Falaises escarpées, route traversant une plaine, zone urbaine... chaque environnement offre une expérience de combat différent.

 

Vinrent soudain les réflexions plus globales sur le STR, ses multiples évolutions, hybridations et autres manipulations génétiques aussi répugnantes qu’interdites par la loi et la morale (Moba, Real Time Tactics, tower defense...). Toutefois, si on se concentre sur le coeur même du jeu de stratégie en temps réel, rien n’a vraiment changé. À part peut-être les joueurs... Ce n’est sans doute qu’une impression mais le STR est devenu compétitif. On ne prend plus le temps d’aligner ses troupes, à les passer en revu, à réfléchir à la meilleure stratégie possible... Regardez les matchs sur Starcraft II : j’ai beau apprécier le brio des joueurs, amateurs ou professionnels, qui s’affrontent, je n’y vois rien d’autres que la répétition de patterns et l’adaptation à celui de l’adversaire. Les stratégies sont mûries avant la partie, tout n’est alors question que de force brute et de capacité à frapper plus vite que l’ennemi (tactique typiquement américaine). Rendez vous compte, le calcul des Actions par minute est devenu un élément essentiel du STR en compétition, quand celui-ci représentait auparavant un type de jeu plutôt lent par opposition aux FPS et aux jeux de baston.

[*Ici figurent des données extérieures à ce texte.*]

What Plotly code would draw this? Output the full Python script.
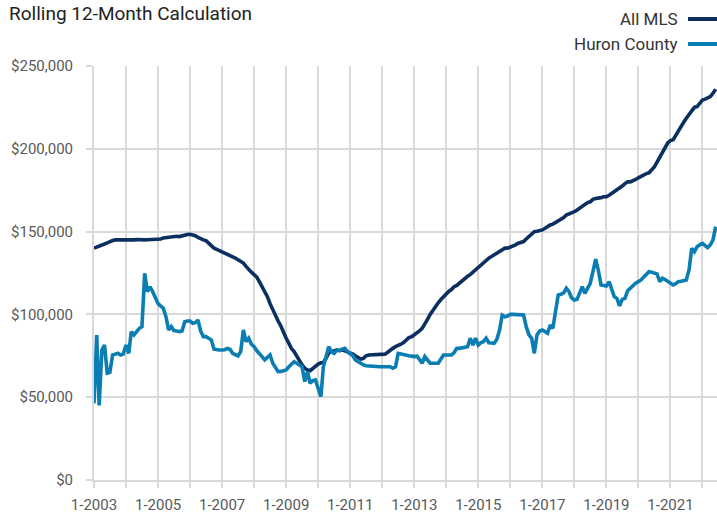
import pandas as pd
import plotly.graph_objects as go

# Monthly rolling 12-month values (thousands of dollars), Jan 2003 - Jun 2022
all_mls = [
    140.0, 140.5, 141.0, 141.8, 142.5, 143.2, 144.0, 144.6, 145.0, 145.0, 144.8, 144.6,  # 2003
    144.5, 144.7, 144.6, 145.0, 145.2, 145.0, 145.2, 145.0, 145.1, 145.2, 145.0, 145.2,  # 2004
    145.0, 145.5, 146.2, 146.5, 146.4, 146.8, 147.0, 147.2, 147.0, 147.5, 148.0, 148.3,  # 2005
    148.4, 148.2, 147.5, 146.5, 145.6, 145.0, 144.5, 143.0, 141.0, 140.0, 139.2, 138.5,  # 2006
    138.0, 137.2, 136.5, 135.5, 135.0, 134.0, 133.0, 132.0, 131.0, 129.0, 127.0, 125.5,  # 2007
    124.0, 122.5, 119.8, 117.0, 114.0, 110.7, 106.5, 102.7, 99.0, 96.0, 93.0, 89.0,      # 2008
    85.6, 82.5, 79.5, 77.5, 75.0, 71.5, 69.5, 67.5, 66.4, 66.0, 67.5, 68.5,              # 2009
    70.0, 70.8, 71.0, 73.5, 76.7, 77.5, 78.0, 78.5, 78.2, 78.5, 78.0, 77.5,              # 2010
    77.0, 76.0, 75.0, 74.0, 73.0, 73.5, 75.0, 75.5, 75.5, 75.5, 75.5, 75.5,              # 2011
    75.5, 76.0, 77.0, 78.5, 79.5, 80.5, 81.0, 82.0, 83.0, 84.5, 86.0, 86.5,              # 2012
    87.5, 88.5, 90.0, 91.6, 94.0, 97.0, 100.0, 102.7, 105.0, 107.0, 109.0, 110.7,        # 2013
    112.5, 114.0, 115.0, 116.7, 117.5, 119.0, 120.0, 121.5, 123.0, 124.0, 125.5, 127.0,  # 2014
    128.0, 129.5, 131.0, 132.9, 134.0, 135.0, 136.0, 137.0, 138.0, 139.0, 140.0, 140.0,  # 2015
    140.5, 141.0, 142.0, 143.0, 143.5, 144.0, 145.5, 147.0, 148.5, 150.0, 150.2, 150.5,  # 2016
    151.0, 152.0, 153.0, 154.0, 154.5, 155.5, 156.0, 157.0, 158.5, 160.0, 160.5, 161.0,  # 2017
    162.0, 163.0, 164.0, 165.0, 166.5, 167.5, 168.0, 169.5, 170.0, 170.0, 170.5, 171.0,  # 2018
    171.0, 172.0, 173.0, 174.0, 175.0, 176.5, 177.5, 179.0, 180.0, 180.0, 180.5, 181.5,  # 2019
    182.5, 183.5, 184.0, 185.0, 185.5, 187.0, 189.0, 192.0, 195.0, 198.0, 201.0, 203.5,  # 2020
    205.0, 205.5, 208.0, 211.0, 213.5, 216.0, 218.5, 221.0, 223.5, 225.0, 225.5, 227.5,  # 2021
    229.5, 230.0, 231.0, 231.5, 233.5, 236.0,                                            # 2022
]

huron_county = [
    46.3, 87.5, 45.0, 78.5, 81.5, 64.5, 65.0, 75.5, 76.0, 76.5, 75.5, 76.0,              # 2003
    81.5, 76.5, 89.6, 87.6, 89.6, 91.6, 92.6, 124.8, 113.7, 116.7, 113.7, 109.5,         # 2004
    106.5, 105.0, 103.7, 98.6, 90.6, 92.6, 90.2, 90.0, 89.6, 90.0, 95.6, 96.0,           # 2005
    96.0, 94.6, 95.0, 96.6, 90.0, 86.6, 86.6, 85.6, 84.5, 79.0, 78.5, 78.5,              # 2006
    78.5, 78.7, 79.5, 79.0, 76.5, 75.5, 74.9, 77.5, 90.6, 83.5, 85.6, 82.0,              # 2007
    80.5, 78.0, 76.5, 74.5, 72.5, 74.0, 75.5, 70.5, 68.0, 65.4, 65.6, 65.8,              # 2008
    66.5, 68.4, 70.0, 71.4, 70.5, 69.5, 68.4, 59.4, 65.4, 58.4, 60.0, 60.4,              # 2009
    54.4, 50.3, 68.4, 74.5, 80.5, 77.5, 76.5, 78.5, 78.0, 79.0, 79.5, 77.5,              # 2010
    76.5, 75.0, 72.5, 71.4, 70.0, 69.5, 69.0, 69.0, 68.8, 68.6, 68.5, 68.4,              # 2011
    68.4, 68.4, 68.4, 68.4, 67.5, 68.4, 76.5, 76.0, 75.5, 75.5, 75.0, 74.8,              # 2012
    74.5, 74.9, 73.0, 70.5, 74.5, 72.5, 70.5, 70.5, 70.5, 70.5, 73.0, 75.5,              # 2013
    75.5, 75.5, 75.5, 77.0, 79.5, 79.5, 80.0, 80.5, 80.5, 85.6, 81.5, 85.6,              # 2014
    81.5, 83.0, 83.5, 85.6, 82.9, 82.7, 82.5, 85.0, 90.6, 99.6, 98.6, 99.0,              # 2015
    100.0, 100.0, 100.0, 100.0, 100.0, 99.6, 92.6, 87.6, 85.6, 76.5, 87.6, 90.0,         # 2016
    90.6, 89.6, 88.6, 93.6, 91.6, 102.0, 111.7, 112.2, 113.0, 115.8, 113.7, 110.0,       # 2017
    108.7, 109.1, 112.7, 116.7, 112.7, 116.0, 118.8, 125.8, 133.3, 126.8, 117.8, 117.5,  # 2018
    117.2, 119.8, 115.8, 110.7, 109.7, 105.1, 109.1, 109.7, 114.3, 116.0, 117.8, 118.8,  # 2019
    119.8, 120.8, 122.5, 124.0, 125.8, 125.5, 125.2, 124.5, 119.8, 121.8, 121.0, 119.8,  # 2020
    119.0, 117.8, 118.5, 119.8, 120.0, 120.5, 120.8, 126.8, 139.9, 137.9, 140.9, 142.0,  # 2021
    142.9, 141.5, 140.3, 141.9, 145.0, 153.0,                                            # 2022
]

months = pd.date_range("2003-01-01", periods=len(all_mls), freq="MS")

tick_years = list(range(2003, 2023))
tick_vals = [f"{y}-01-01" for y in tick_years]
tick_text = [f"1-{y}" if (y - 2003) % 2 == 0 else "" for y in tick_years]

y_ticks = [0, 50000, 100000, 150000, 200000, 250000]
y_text = ["$0", "$50,000", "$100,000", "$150,000", "$200,000", "$250,000"]

series_names = ["All MLS", "Huron County"]
series_colors = ["#0b2f5f", "#0a7db3"]

FONT = "Roboto, Liberation Sans, sans-serif"
GRID = "#d9d9d9"

fig = go.Figure()
for name, vals, color in [(series_names[0], all_mls, series_colors[0]),
                          (series_names[1], huron_county, series_colors[1])]:
    fig.add_trace(go.Scatter(
        x=months, y=[v * 1000 for v in vals], mode="lines", name=name,
        line=dict(color=color, width=3.6), showlegend=False,
        hovertemplate="%{x|%m-%Y}: $%{y:,.0f}<extra>" + name + "</extra>",
    ))

W, H = 717, 515
L, R, T, B = 94, 0, 66, 35
pw, ph = W - L - R, H - T - B

def px_to_paper_x(px):
    return (px - L) / pw

def px_to_paper_y(py):
    return (H - B - py) / ph

# title
fig.add_annotation(
    x=px_to_paper_x(7), y=px_to_paper_y(13), xref="paper", yref="paper",
    text="Rolling 12-Month Calculation", showarrow=False,
    xanchor="left", yanchor="middle",
    font=dict(family=FONT, size=19, color="#222222"),
)

# legend (text right-aligned, line sample on the right)
legend_rows = [19, 44]
for name, color, py in zip(series_names, series_colors, legend_rows):
    fig.add_annotation(
        x=px_to_paper_x(680), y=px_to_paper_y(py), xref="paper", yref="paper",
        text=name, showarrow=False, xanchor="right", yanchor="middle",
        font=dict(family=FONT, size=17, color="#333333"),
    )
    fig.add_shape(
        type="line", xref="paper", yref="paper",
        x0=px_to_paper_x(688), x1=px_to_paper_x(720),
        y0=px_to_paper_y(py), y1=px_to_paper_y(py),
        line=dict(color=color, width=4),
    )

fig.update_layout(
    width=W, height=H,
    margin=dict(l=L, r=R, t=T, b=B, pad=0, autoexpand=False),
    paper_bgcolor="white", plot_bgcolor="white",
    font=dict(family=FONT, size=14, color="#595959"),
    xaxis=dict(
        type="date", range=["2003-01-01", "2022-06-16"],
        tickmode="array", tickvals=tick_vals, ticktext=tick_text,
        showgrid=True, gridcolor=GRID, gridwidth=2,
        ticks="outside", ticklen=6, tickcolor=GRID, tickwidth=2,
        showline=True, linecolor=GRID, linewidth=2,
        zeroline=False, ticklabelstandoff=4,
        tickfont=dict(family=FONT, size=15, color="#595959"),
    ),
    yaxis=dict(
        range=[0, 250000], tickmode="array", tickvals=y_ticks, ticktext=y_text,
        showgrid=True, gridcolor=GRID, gridwidth=2,
        ticks="outside", ticklen=6, tickcolor=GRID, tickwidth=2,
        showline=True, linecolor=GRID, linewidth=2,
        zeroline=False, ticklabelstandoff=10,
        tickfont=dict(family=FONT, size=15, color="#595959"),
    ),
)

fig.write_html(
    "out.html",
    config={"displayModeBar": False},
    post_script="document.body.style.margin='0';document.body.style.overflow='hidden';",
)
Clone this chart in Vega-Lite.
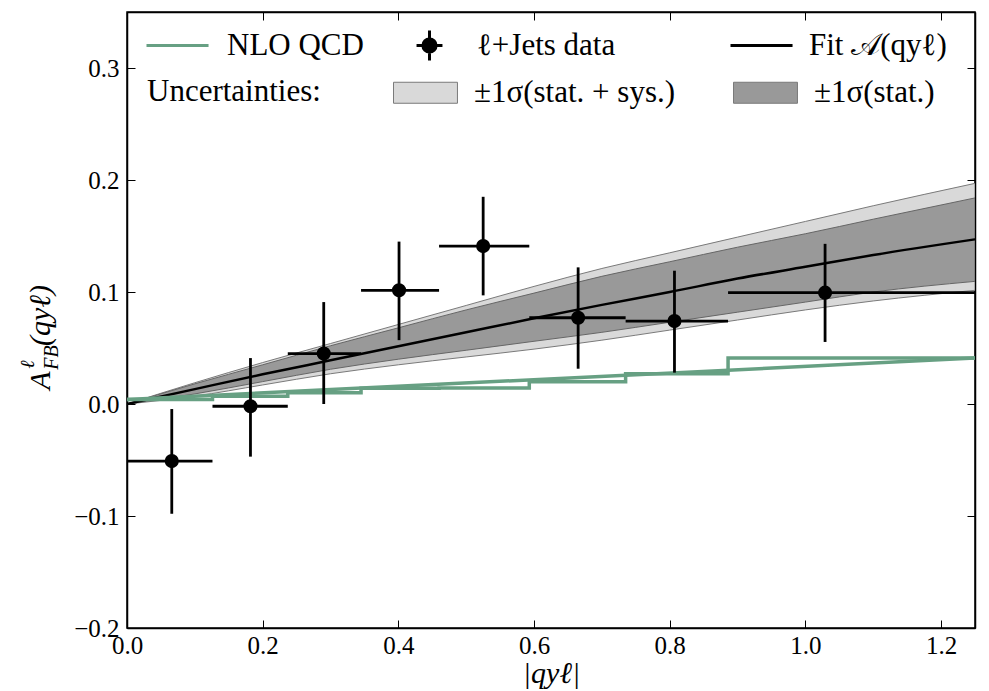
{
  "$schema": "https://vega.github.io/schema/vega-lite/v6.json",
  "width": 848,
  "height": 616,
  "autosize": {"type": "none"},
  "padding": {"left": 127, "top": 12, "right": 14, "bottom": 63},
  "background": "white",
  "config": {
    "view": {"stroke": "black", "strokeWidth": 1.5},
    "font": "Liberation Serif",
    "axis": {
      "labelFont": "Liberation Serif",
      "titleFont": "Liberation Serif",
      "labelColor": "black",
      "titleColor": "black",
      "domainColor": "black",
      "domainWidth": 1.5,
      "tickColor": "black",
      "tickWidth": 1,
      "tickSize": -8,
      "grid": false,
      "labelFlush": false,
      "labelFontSize": 25
    },
    "legend": {
      "labelFont": "Liberation Serif",
      "labelFontSize": 31,
      "labelColor": "black",
      "labelLimit": 600,
      "titleFont": "Liberation Serif",
      "titleFontSize": 31,
      "titleFontWeight": "normal",
      "titleColor": "black",
      "symbolSize": 576,
      "symbolOpacity": 1,
      "orient": "none"
    }
  },
  "datasets": {
    "bands": [
      {"x": 0, "olo": 0, "ilo": 0, "fit": 0, "ihi": 0, "ohi": 0},
      {"x": 0.1, "olo": 0.007, "ilo": 0.009, "fit": 0.0133, "ihi": 0.018, "ohi": 0.019},
      {"x": 0.2, "olo": 0.017, "ilo": 0.02, "fit": 0.0265, "ihi": 0.035, "ohi": 0.037},
      {"x": 0.3, "olo": 0.027, "ilo": 0.031, "fit": 0.039, "ihi": 0.052, "ohi": 0.054},
      {"x": 0.4, "olo": 0.035, "ilo": 0.04, "fit": 0.0515, "ihi": 0.068, "ohi": 0.071},
      {"x": 0.5, "olo": 0.042, "ilo": 0.048, "fit": 0.064, "ihi": 0.084, "ohi": 0.088},
      {"x": 0.6, "olo": 0.049, "ilo": 0.056, "fit": 0.0765, "ihi": 0.099, "ohi": 0.105},
      {"x": 0.7, "olo": 0.057, "ilo": 0.064, "fit": 0.0885, "ihi": 0.114, "ohi": 0.121},
      {"x": 0.8, "olo": 0.066, "ilo": 0.073, "fit": 0.1, "ihi": 0.127, "ohi": 0.135},
      {"x": 0.9, "olo": 0.075, "ilo": 0.082, "fit": 0.112, "ihi": 0.14, "ohi": 0.149},
      {"x": 1.0, "olo": 0.084, "ilo": 0.091, "fit": 0.1225, "ihi": 0.152, "ohi": 0.163},
      {"x": 1.1, "olo": 0.092, "ilo": 0.1, "fit": 0.133, "ihi": 0.165, "ohi": 0.177},
      {"x": 1.25, "olo": 0.1015, "ilo": 0.1095, "fit": 0.147, "ihi": 0.184, "ohi": 0.197}
    ],
    "nloStep": [
      {"x": 0, "y": 0.004},
      {"x": 0.126, "y": 0.007},
      {"x": 0.237, "y": 0.01},
      {"x": 0.345, "y": 0.014},
      {"x": 0.46, "y": 0.0143},
      {"x": 0.593, "y": 0.0198},
      {"x": 0.735, "y": 0.027},
      {"x": 0.886, "y": 0.041},
      {"x": 1.25, "y": 0.041}
    ],
    "nloDiag": [
      {"x": 0, "y": 0.004},
      {"x": 1.25, "y": 0.041}
    ],
    "pts": [
      {"x": 0.066, "xlo": 0, "xhi": 0.126, "y": -0.051, "ylo": -0.098, "yhi": -0.0045},
      {"x": 0.182, "xlo": 0.126, "xhi": 0.237, "y": -0.002, "ylo": -0.047, "yhi": 0.041},
      {"x": 0.29, "xlo": 0.237, "xhi": 0.345, "y": 0.045, "ylo": 0.0, "yhi": 0.091},
      {"x": 0.401, "xlo": 0.345, "xhi": 0.46, "y": 0.1015, "ylo": 0.057, "yhi": 0.145},
      {"x": 0.525, "xlo": 0.46, "xhi": 0.593, "y": 0.141, "ylo": 0.097, "yhi": 0.185},
      {"x": 0.665, "xlo": 0.593, "xhi": 0.735, "y": 0.077, "ylo": 0.0315, "yhi": 0.122},
      {"x": 0.807, "xlo": 0.735, "xhi": 0.886, "y": 0.074, "ylo": 0.028, "yhi": 0.119},
      {"x": 1.029, "xlo": 0.886, "xhi": 1.25, "y": 0.0994, "ylo": 0.0554, "yhi": 0.143}
    ],
    "legNlo": [{"item": "NLO QCD"}],
    "legData": [{"item": "ℓ+Jets data"}],
    "legFit": [{"item": "Fit 𝒜(qyℓ)"}],
    "legUnc": [{"item": "±1σ(stat. + sys.)"}, {"item": "±1σ(stat.)"}]
  },
  "resolve": {"axis": {"x": "independent", "y": "independent"}},
  "layer": [
    {
      "data": {"name": "bands"},
      "mark": {"type": "area", "fill": "#d9d9d9", "stroke": "#7a7a7a", "strokeWidth": 1, "interpolate": "monotone", "clip": true},
      "encoding": {
        "x": {"field": "x", "type": "quantitative", "scale": {"domain": [0, 1.25], "nice": false, "zero": false},
          "axis": {"orient": "bottom", "values": [0, 0.2, 0.4, 0.6, 0.8, 1.0, 1.2], "format": ".1f", "labelPadding": 13,
            "title": "|qyℓ|", "titleFontSize": 30, "titleFontStyle": "italic", "titleFontWeight": "normal", "titlePadding": 0}},
        "y": {"field": "olo", "type": "quantitative", "scale": {"domain": [-0.2, 0.35], "nice": false, "zero": false},
          "axis": {"orient": "left", "values": [-0.2, -0.1, 0, 0.1, 0.2, 0.3], "format": ".1f", "labelPadding": 16,
            "title": "A", "titleFontSize": 30, "titleFontStyle": "italic", "titleFontWeight": "normal",
            "titleAngle": -90, "titleAlign": "center", "titleBaseline": "middle", "titleX": -87, "titleY": 368}},
        "y2": {"field": "ohi"}
      }
    },
    {
      "data": {"name": "bands"},
      "mark": {"type": "area", "fill": "#999999", "stroke": "#666666", "strokeWidth": 1, "interpolate": "monotone", "clip": true},
      "encoding": {
        "x": {"field": "x", "type": "quantitative",
          "axis": {"orient": "top", "values": [0, 0.2, 0.4, 0.6, 0.8, 1.0, 1.2], "labels": false, "title": null}},
        "y": {"field": "ilo", "type": "quantitative",
          "axis": {"orient": "right", "values": [-0.2, -0.1, 0, 0.1, 0.2, 0.3], "labels": false, "title": null}},
        "y2": {"field": "ihi"}
      }
    },
    {
      "data": {"name": "bands"},
      "mark": {"type": "line", "color": "black", "strokeWidth": 2.5, "interpolate": "monotone", "clip": true},
      "encoding": {
        "x": {"field": "x", "type": "quantitative", "axis": null},
        "y": {"field": "fit", "type": "quantitative",
          "axis": {"orient": "left", "labels": false, "ticks": false, "domain": false, "title": "ℓ",
            "titleFontSize": 20, "titleFontStyle": "italic", "titleFontWeight": "normal",
            "titleAngle": -90, "titleAlign": "center", "titleBaseline": "middle", "titleX": -100, "titleY": 352}}
      }
    },
    {
      "data": {"name": "nloStep"},
      "mark": {"type": "line", "color": "#67a083", "strokeWidth": 3.5, "interpolate": "step-after", "clip": true},
      "encoding": {
        "x": {"field": "x", "type": "quantitative", "axis": null},
        "y": {"field": "y", "type": "quantitative",
          "axis": {"orient": "left", "labels": false, "ticks": false, "domain": false, "title": "FB",
            "titleFontSize": 20, "titleFontStyle": "italic", "titleFontWeight": "normal",
            "titleAngle": -90, "titleAlign": "center", "titleBaseline": "middle", "titleX": -76, "titleY": 345}}
      }
    },
    {
      "data": {"name": "nloDiag"},
      "mark": {"type": "line", "color": "#67a083", "strokeWidth": 3.5, "clip": true},
      "encoding": {
        "x": {"field": "x", "type": "quantitative", "axis": null},
        "y": {"field": "y", "type": "quantitative",
          "axis": {"orient": "left", "labels": false, "ticks": false, "domain": false, "title": "(qyℓ)",
            "titleFontSize": 30, "titleFontStyle": "italic", "titleFontWeight": "normal",
            "titleAngle": -90, "titleAlign": "center", "titleBaseline": "middle", "titleX": -87, "titleY": 303}}
      }
    },
    {
      "data": {"name": "pts"},
      "mark": {"type": "rule", "color": "black", "strokeWidth": 2.8},
      "encoding": {
        "x": {"field": "xlo", "type": "quantitative", "axis": null},
        "x2": {"field": "xhi"},
        "y": {"field": "y", "type": "quantitative", "axis": null}
      }
    },
    {
      "data": {"name": "pts"},
      "mark": {"type": "rule", "color": "black", "strokeWidth": 2.8},
      "encoding": {
        "x": {"field": "x", "type": "quantitative", "axis": null},
        "y": {"field": "ylo", "type": "quantitative", "axis": null},
        "y2": {"field": "yhi"}
      }
    },
    {
      "data": {"name": "pts"},
      "mark": {"type": "point", "shape": "circle", "filled": true, "color": "black", "size": 200, "opacity": 1},
      "encoding": {
        "x": {"field": "x", "type": "quantitative", "axis": null},
        "y": {"field": "y", "type": "quantitative", "axis": null}
      }
    },
    {
      "data": {"name": "legNlo"},
      "mark": {"type": "point", "opacity": 0, "filled": false, "shape": "M-1,0H4.17", "strokeWidth": 3},
      "encoding": {
        "stroke": {"field": "item", "type": "nominal",
          "scale": {"domain": ["NLO QCD"], "range": ["#67a083"]},
          "legend": {"title": null, "legendX": 16, "legendY": 18, "labelOffset": 53, "symbolStrokeWidth": 3}}
      }
    },
    {
      "data": {"name": "legData"},
      "mark": {"type": "point", "opacity": 0, "filled": true,
        "shape": "M2,-1.25V1.25M0.92,0H3.08M1.45,0A0.55,0.55 0 1,0 2.55,0A0.55,0.55 0 1,0 1.45,0Z",
        "stroke": "#000000", "strokeWidth": 3},
      "encoding": {
        "fill": {"field": "item", "type": "nominal",
          "scale": {"domain": ["ℓ+Jets data"], "range": ["#000000"]},
          "legend": {"title": null, "legendX": 263, "legendY": 18, "labelOffset": 56, "symbolStrokeWidth": 3, "symbolStrokeColor": "#000000"}}
      }
    },
    {
      "data": {"name": "legFit"},
      "mark": {"type": "point", "opacity": 0, "filled": false, "stroke": "#000000", "strokeWidth": 3},
      "encoding": {
        "shape": {"field": "item", "type": "nominal",
          "scale": {"domain": ["Fit 𝒜(qyℓ)"], "range": ["M-1,0H4.17"]},
          "legend": {"title": null, "legendX": 600, "legendY": 18, "labelOffset": 51, "symbolStrokeWidth": 3, "symbolStrokeColor": "#000000"}}
      }
    },
    {
      "data": {"name": "legUnc"},
      "mark": {"type": "point", "opacity": 0, "filled": true, "shape": "M-1,-0.875H4.33V0.875H-1Z",
        "stroke": "#7a7a7a", "strokeWidth": 1},
      "encoding": {
        "color": {"field": "item", "type": "nominal",
          "scale": {"domain": ["±1σ(stat. + sys.)", "±1σ(stat.)"], "range": ["#d9d9d9", "#999999"]},
          "legend": {"title": "Uncertainties:", "titleOrient": "left", "titlePadding": 69, "titleBaseline": "middle",
            "legendX": 20, "legendY": 65, "columns": 2, "columnPadding": 54, "labelOffset": 53,
            "symbolStrokeWidth": 1, "symbolStrokeColor": "#7a7a7a"}}
      }
    }
  ]
}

Prenez Act of Agression et transposez-le au e-sport. Qu’obtiendrions nous ? Des matchs de plusieurs heures, où chaque joueur tentera de prendre l’ascendant sur son adversaire non pas en s’adaptant, en attaquant ou en cliquant plus vite que l’autre, mais en ayant la meilleure pensée stratégique, en utilisant au mieux chaque position sur la carte... J’imagine qu’ils seront nombreux à s’ennuyer devant ces parties. Pour les autres, créons un lobby et militons auprès de Focus et d’Eugen pour qu’ils investissent dans Act of Agression autant que Blizzard dans Starcraft II (ou qu’au moins soit fondée une ligue dédiée).

Comment, mon avis sur Act of Agression ? Ah oui... j’oubliais. Jeu sympa, à acheter avec pour objectif de se mettre aux autres titres d’Eugen System (Wargame dans ses différentes déclinaisons) et seulement si vous n’êtes pas un accro aux APM.